Ultima Online is a very old and fairly small MMORPG nowadays, but even so you probably knew that it has a thriving emulator community, which is generally left alone by the developers. What you probably didn’t know is that it also has a strong modding community, which has led in recent years to the promulgation of third-party clients that work with the official game, not just with rogue servers, offering a host of modern conveniences as well as features that are widely considered cheats. And now, with New Legacy on the horizon, Broadsword is cracking down on them.
The indie studio made the announcement last week ahead of the launch of the New Legacy beta, characterizing the “war” as one intended to combat botting and exploits. The company says it will focus first on non-subscription (EJ is Endless Journey, the F2P access option) users of these third-party clients before presumably moving on to paid accounts.
“We wanted to give you an update on our next step to crush the unapproved automatic gameplay in UO. At this time these changes will only apply to EJ accounts. If you are flagged, you will not be able to log back in the shard once you log out. When you try to log back into that shard you will see a message such as this ‘Your access to this shard is currently suspended due to a violation of our terms of service. Our review process may take up to 72 hours to review the ticket but know that EJ accounts that are caught cheating or exploiting will be Perma banned.’ This is the first step we are doing to help stop the cheating in UO. Please know additional measures are on the way.”
Community reactions to the announcement have been mixed. There is a sizable contigent of Ultima Online vets who very much want Broadsword to keep cracking down on cheaters and botters; the destruction of the game’s economy thanks to years of dupes and sandbox-hostile design changes is a big part of why I packed up my own Atlantic house and canceled a few years ago, for example. Others point out that PvP has taken a turn for the worse as more and more people feel they can’t compete without the third-party clients and so want them taken out. And obviously, actual cheaters are pretty darn mad that their toy is being threatened.
But there are also plenty of folks in the middle who use the player-designed clients for modern conveniences, functional resolutions, and basic accessibility options, and they would be fine with third-party clients going away… as long as Broadsword provided something as good or better for everyone.

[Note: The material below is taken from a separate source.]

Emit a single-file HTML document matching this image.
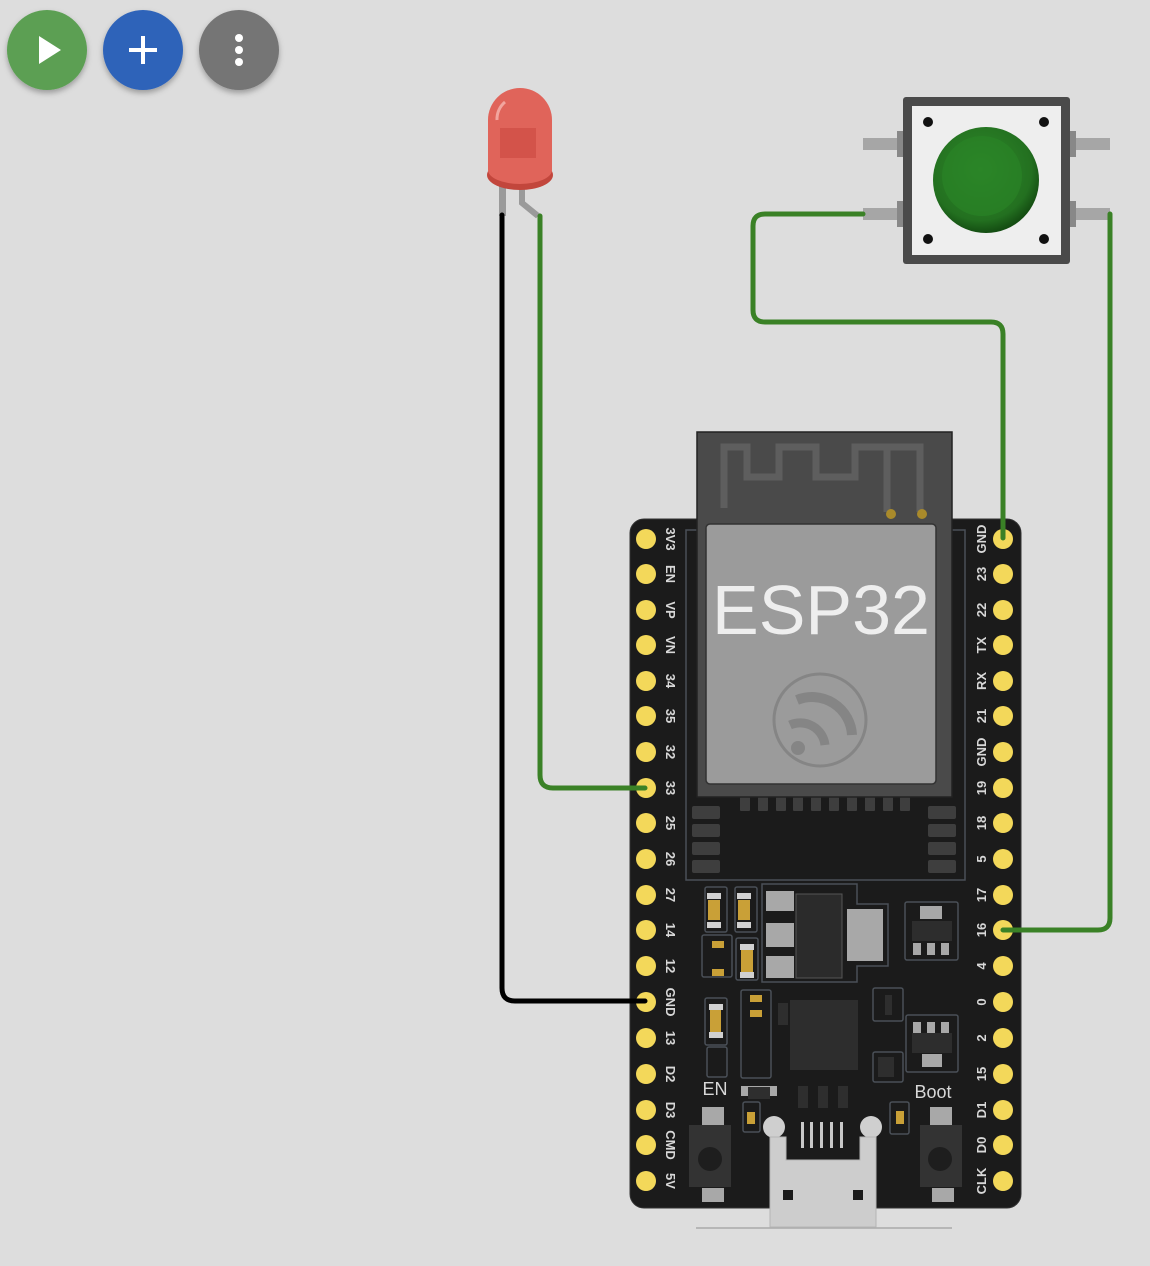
<!DOCTYPE html>
<html><head><meta charset="utf-8"><style>
html,body{margin:0;padding:0;background:#dddddd;}
svg{display:block;}
text{font-family:"Liberation Sans",sans-serif;}
</style></head><body>
<svg width="1150" height="1266" viewBox="0 0 1150 1266" xmlns="http://www.w3.org/2000/svg">
<defs>
<filter id="sh" x="-30%" y="-30%" width="160%" height="160%"><feDropShadow dx="0" dy="3" stdDeviation="3" flood-opacity="0.3"/></filter>
<radialGradient id="btn" cx="45%" cy="40%" r="60%"><stop offset="0" stop-color="#2f8a2a"/><stop offset="0.8" stop-color="#237020"/><stop offset="1" stop-color="#144d12"/></radialGradient>
</defs>
<rect width="1150" height="1266" fill="#dddddd"/>
<!-- toolbar buttons -->
<circle cx="47" cy="50" r="40" fill="#5b9f53" filter="url(#sh)"/>
<polygon points="39,36 39,64 61,50" fill="#fff"/>
<circle cx="143" cy="50" r="40" fill="#2d63b9" filter="url(#sh)"/>
<rect x="129" y="48" width="28" height="4" fill="#fff"/><rect x="141" y="36" width="4" height="28" fill="#fff"/>
<circle cx="239" cy="50" r="40" fill="#747474" filter="url(#sh)"/>
<circle cx="239" cy="38" r="4" fill="#fff"/><circle cx="239" cy="50" r="4" fill="#fff"/><circle cx="239" cy="62" r="4" fill="#fff"/>

<!-- ESP32 board -->
<rect x="630" y="519" width="391" height="689" rx="14" fill="#1b1b1b" stroke="#333" stroke-width="1"/>
<line x1="696" y1="1228" x2="952" y2="1228" stroke="#aaa" stroke-width="1.5"/>
<rect x="686" y="530" width="279" height="350" fill="none" stroke="#4a5058" stroke-width="1.5"/>
<!-- module pads -->
<g fill="#3e3e3e">
<rect x="692" y="806" width="28" height="13" rx="2"/><rect x="692" y="824" width="28" height="13" rx="2"/><rect x="692" y="842" width="28" height="13" rx="2"/><rect x="692" y="860" width="28" height="13" rx="2"/>
<rect x="928" y="806" width="28" height="13" rx="2"/><rect x="928" y="824" width="28" height="13" rx="2"/><rect x="928" y="842" width="28" height="13" rx="2"/><rect x="928" y="860" width="28" height="13" rx="2"/>
<rect x="740" y="797" width="10" height="14" rx="1"/><rect x="758" y="797" width="10" height="14" rx="1"/><rect x="776" y="797" width="10" height="14" rx="1"/><rect x="793" y="797" width="10" height="14" rx="1"/><rect x="811" y="797" width="10" height="14" rx="1"/><rect x="829" y="797" width="10" height="14" rx="1"/><rect x="847" y="797" width="10" height="14" rx="1"/><rect x="865" y="797" width="10" height="14" rx="1"/><rect x="883" y="797" width="10" height="14" rx="1"/><rect x="900" y="797" width="10" height="14" rx="1"/>
</g>
<rect x="697" y="432" width="255" height="365" fill="#4a4a4a" stroke="#222" stroke-width="1.5"/>
<path d="M724 508 V447 H747 V477 H779 V447 H816 V477 H855 V447 H920 V512 M887 447 V512" fill="none" stroke="#5e5e5e" stroke-width="7"/>
<circle cx="891" cy="514" r="5" fill="#a98a2b"/><circle cx="922" cy="514" r="5" fill="#a98a2b"/>
<rect x="706" y="524" width="230" height="260" rx="4" fill="#9b9b9b" stroke="#333" stroke-width="1.5"/>
<text x="821" y="634" font-size="70" fill="#eeeeee" text-anchor="middle">ESP32</text>
<g fill="none" stroke="#858585">
<circle cx="820" cy="720" r="46" stroke-width="3"/>
<path d="M797 700 A40 40 0 0 1 852 735" stroke-width="10"/>
<path d="M790 725 A25 25 0 0 1 825 745" stroke-width="9"/>
</g>
<circle cx="798" cy="748" r="7" fill="#858585"/>

<!-- lower components -->
<g stroke="#4a5058" stroke-width="1.5" fill="none">
<rect x="705" y="887" width="22" height="45" rx="2"/><rect x="735" y="887" width="22" height="45" rx="2"/>
<rect x="702" y="935" width="30" height="42" rx="2"/><rect x="736" y="938" width="22" height="42" rx="2"/>
<path d="M762 884 H857 V904 H888 V966 H857 V982 H762 Z"/>
<rect x="905" y="902" width="53" height="58" rx="2"/>
<rect x="705" y="998" width="22" height="47" rx="2"/><rect x="707" y="1047" width="20" height="30" rx="2"/>
<rect x="741" y="990" width="30" height="88" rx="2"/>
<rect x="873" y="988" width="30" height="33" rx="2"/><rect x="906" y="1015" width="52" height="57" rx="2"/>
<rect x="873" y="1052" width="30" height="30" rx="2"/>
<rect x="743" y="1102" width="17" height="30" rx="2"/><rect x="890" y="1102" width="19" height="32" rx="2"/>
</g>
<g fill="#c9a037">
<rect x="708" y="900" width="12" height="20"/><rect x="738" y="900" width="12" height="20"/>
<rect x="741" y="950" width="12" height="22"/><rect x="710" y="1010" width="11" height="22"/>
<rect x="712" y="941" width="12" height="7"/><rect x="712" y="969" width="12" height="7"/>
<rect x="750" y="995" width="12" height="7"/><rect x="750" y="1010" width="12" height="7"/>
<rect x="747" y="1112" width="8" height="12"/><rect x="896" y="1111" width="8" height="13"/>
</g>
<g fill="#d0d0d0">
<rect x="707" y="893" width="14" height="6"/><rect x="707" y="922" width="14" height="6"/>
<rect x="737" y="893" width="14" height="6"/><rect x="737" y="922" width="14" height="6"/>
<rect x="740" y="944" width="14" height="6"/><rect x="740" y="972" width="14" height="6"/>
<rect x="709" y="1004" width="14" height="6"/><rect x="709" y="1032" width="14" height="6"/>
</g>
<g fill="#a8a8a8">
<rect x="766" y="891" width="28" height="20"/><rect x="766" y="923" width="28" height="24"/><rect x="766" y="956" width="28" height="22"/>
<rect x="847" y="909" width="36" height="52"/>
<rect x="920" y="906" width="22" height="13"/><rect x="922" y="1054" width="20" height="13"/>
<rect x="913" y="943" width="8" height="12"/><rect x="927" y="943" width="8" height="12"/><rect x="941" y="943" width="8" height="12"/>
<rect x="913" y="1022" width="8" height="12"/><rect x="927" y="1022" width="8" height="12"/><rect x="941" y="1022" width="8" height="12"/>
<rect x="702" y="1107" width="22" height="18"/><rect x="702" y="1188" width="22" height="14"/>
<rect x="930" y="1107" width="22" height="18"/><rect x="932" y="1188" width="22" height="14"/>
<rect x="741" y="1086" width="36" height="10"/>
</g>
<rect x="796" y="894" width="46" height="84" fill="#2b2b2b" stroke="#555" stroke-width="1"/>
<rect x="912" y="921" width="40" height="20" fill="#2d2d2d"/><rect x="912" y="1033" width="40" height="20" fill="#2d2d2d"/>
<rect x="790" y="1000" width="68" height="70" fill="#2d2d2d"/>
<g fill="#333"><rect x="689" y="1125" width="42" height="62"/><rect x="920" y="1125" width="42" height="62"/></g>
<circle cx="710" cy="1159" r="12" fill="#1e1e1e"/><circle cx="940" cy="1159" r="12" fill="#1e1e1e"/>
<g fill="#2e2e2e"><rect x="748" y="1087" width="22" height="12"/><rect x="798" y="1086" width="10" height="22"/><rect x="818" y="1086" width="10" height="22"/><rect x="838" y="1086" width="10" height="22"/>
<rect x="778" y="1003" width="10" height="22"/><rect x="885" y="995" width="7" height="20"/><rect x="878" y="1057" width="16" height="20"/></g>
<text x="715" y="1095" font-size="18" fill="#d8d8d8" text-anchor="middle">EN</text>
<text x="933" y="1098" font-size="18" fill="#d8d8d8" text-anchor="middle">Boot</text>
<!-- USB -->
<g fill="#c8c8c8"><rect x="801" y="1122" width="3" height="26"/><rect x="810" y="1122" width="3" height="26"/><rect x="820" y="1122" width="3" height="26"/><rect x="830" y="1122" width="3" height="26"/><rect x="840" y="1122" width="3" height="26"/></g>
<circle cx="774" cy="1127" r="11" fill="#cfcfcf"/><circle cx="871" cy="1127" r="11" fill="#cfcfcf"/>
<path d="M770 1137 H786 V1160 H860 V1137 H876 V1227 H770 Z" fill="#cdcdcd" stroke="#b5b5b5"/>
<rect x="783" y="1190" width="10" height="10" fill="#1b1b1b"/><rect x="853" y="1190" width="10" height="10" fill="#1b1b1b"/>

<!-- pins -->
<g fill="#f3d85a">
<circle cx="646" cy="539" r="10"/><circle cx="646" cy="574" r="10"/><circle cx="646" cy="610" r="10"/><circle cx="646" cy="645" r="10"/><circle cx="646" cy="681" r="10"/><circle cx="646" cy="716" r="10"/><circle cx="646" cy="752" r="10"/><circle cx="646" cy="788" r="10"/><circle cx="646" cy="823" r="10"/><circle cx="646" cy="859" r="10"/><circle cx="646" cy="895" r="10"/><circle cx="646" cy="930" r="10"/><circle cx="646" cy="966" r="10"/><circle cx="646" cy="1002" r="10"/><circle cx="646" cy="1038" r="10"/><circle cx="646" cy="1074" r="10"/><circle cx="646" cy="1110" r="10"/><circle cx="646" cy="1145" r="10"/><circle cx="646" cy="1181" r="10"/>
<circle cx="1003" cy="539" r="10"/><circle cx="1003" cy="574" r="10"/><circle cx="1003" cy="610" r="10"/><circle cx="1003" cy="645" r="10"/><circle cx="1003" cy="681" r="10"/><circle cx="1003" cy="716" r="10"/><circle cx="1003" cy="752" r="10"/><circle cx="1003" cy="788" r="10"/><circle cx="1003" cy="823" r="10"/><circle cx="1003" cy="859" r="10"/><circle cx="1003" cy="895" r="10"/><circle cx="1003" cy="930" r="10"/><circle cx="1003" cy="966" r="10"/><circle cx="1003" cy="1002" r="10"/><circle cx="1003" cy="1038" r="10"/><circle cx="1003" cy="1074" r="10"/><circle cx="1003" cy="1110" r="10"/><circle cx="1003" cy="1145" r="10"/><circle cx="1003" cy="1181" r="10"/>
</g>
<g font-size="13" font-weight="bold" fill="#d8d8d8" text-anchor="middle">
<text transform="translate(666,539) rotate(90)">3V3</text><text transform="translate(666,574) rotate(90)">EN</text><text transform="translate(666,610) rotate(90)">VP</text><text transform="translate(666,645) rotate(90)">VN</text><text transform="translate(666,681) rotate(90)">34</text><text transform="translate(666,716) rotate(90)">35</text><text transform="translate(666,752) rotate(90)">32</text><text transform="translate(666,788) rotate(90)">33</text><text transform="translate(666,823) rotate(90)">25</text><text transform="translate(666,859) rotate(90)">26</text><text transform="translate(666,895) rotate(90)">27</text><text transform="translate(666,930) rotate(90)">14</text><text transform="translate(666,966) rotate(90)">12</text><text transform="translate(666,1002) rotate(90)">GND</text><text transform="translate(666,1038) rotate(90)">13</text><text transform="translate(666,1074) rotate(90)">D2</text><text transform="translate(666,1110) rotate(90)">D3</text><text transform="translate(666,1145) rotate(90)">CMD</text><text transform="translate(666,1181) rotate(90)">5V</text>
<text transform="translate(986,539) rotate(-90)">GND</text><text transform="translate(986,574) rotate(-90)">23</text><text transform="translate(986,610) rotate(-90)">22</text><text transform="translate(986,645) rotate(-90)">TX</text><text transform="translate(986,681) rotate(-90)">RX</text><text transform="translate(986,716) rotate(-90)">21</text><text transform="translate(986,752) rotate(-90)">GND</text><text transform="translate(986,788) rotate(-90)">19</text><text transform="translate(986,823) rotate(-90)">18</text><text transform="translate(986,859) rotate(-90)">5</text><text transform="translate(986,895) rotate(-90)">17</text><text transform="translate(986,930) rotate(-90)">16</text><text transform="translate(986,966) rotate(-90)">4</text><text transform="translate(986,1002) rotate(-90)">0</text><text transform="translate(986,1038) rotate(-90)">2</text><text transform="translate(986,1074) rotate(-90)">15</text><text transform="translate(986,1110) rotate(-90)">D1</text><text transform="translate(986,1145) rotate(-90)">D0</text><text transform="translate(986,1181) rotate(-90)">CLK</text>
</g>

<!-- pushbutton -->
<g fill="#a6a6a6"><rect x="863" y="138" width="42" height="12"/><rect x="863" y="208" width="42" height="12"/><rect x="1068" y="138" width="42" height="12"/><rect x="1068" y="208" width="42" height="12"/></g>
<g fill="#888"><rect x="897" y="131" width="7" height="26"/><rect x="897" y="201" width="7" height="26"/><rect x="1069" y="131" width="7" height="26"/><rect x="1069" y="201" width="7" height="26"/></g>
<rect x="903" y="97" width="167" height="167" rx="3" fill="#4a4a4a"/>
<rect x="912" y="106" width="149" height="149" fill="#eeeeee"/>
<circle cx="928" cy="122" r="5" fill="#111"/><circle cx="1044" cy="122" r="5" fill="#111"/><circle cx="928" cy="239" r="5" fill="#111"/><circle cx="1044" cy="239" r="5" fill="#111"/>
<circle cx="986" cy="180" r="53" fill="url(#btn)"/>
<circle cx="982" cy="176" r="40" fill="#2a8326" opacity="0.7"/>

<!-- LED -->
<rect x="499" y="180" width="7" height="36" fill="#9a9a9a"/>
<path d="M522 182 V203 L538 216" fill="none" stroke="#9a9a9a" stroke-width="6"/>
<ellipse cx="520" cy="175" rx="33" ry="15" fill="#c2463c"/>
<path d="M488 120 A32 32 0 0 1 552 120 V170 A32 14 0 0 1 488 170 Z" fill="#e0645a"/>
<rect x="500" y="128" width="36" height="30" fill="#c9483f" opacity="0.6"/>
<path d="M497 120 A22 22 0 0 1 505 102" stroke="#f2a59e" stroke-width="3" fill="none"/>

<!-- wires -->
<g fill="none" stroke-width="5" stroke-linecap="round" stroke-linejoin="round">
<path d="M502 215 V988 Q502 1001 515 1001 H645" stroke="#000"/>
<path d="M540 216 V775 Q540 788 553 788 H645" stroke="#3a8126"/>
<path d="M863 214 H765 Q753 214 753 226 V310 Q753 322 765 322 H991 Q1003 322 1003 334 V538" stroke="#3a8126"/>
<path d="M1110 214 V918 Q1110 930 1098 930 H1003" stroke="#3a8126"/>
</g>
</svg>
</body></html>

“Both of the existing first-party clients are embarrassing ill-maintained abandonware garbage, and neither constitutes an acceptable commercial product in 2024,” said one player in a now-locked thread on the official forums. “No, not even by the standards of a quirky throwback game with retro pixel graphics.” Still another welcomes the “massive amounts of tears” coming from abusers about to lose their client – and begs Broadsword to rethink the F2P access that has enabled cheap botting in the first place.
This uproar might just have become a footnote in the history of a classic MMORPG were it not for the fact that Broadsword is wrapping up a three-day open beta test for New Legacy, its alternative ruleset server meant to attract fresh blood to the game. Proponents of third-party clients argue that new players will be turned off by the existing clients, though it’s not clear how newbies would know to hunt down a third-party version anyway.
Thus far, public feedback – from UO vets in the test, not from new players – on New Legacy has run the gamut, from folks who like the new spin on gameplay and are glad it’s not just a “classic” UO shard to those who believe it was a huge waste of resources taken from the live game and spent on a largely single-player experience that has nothing to do with UO.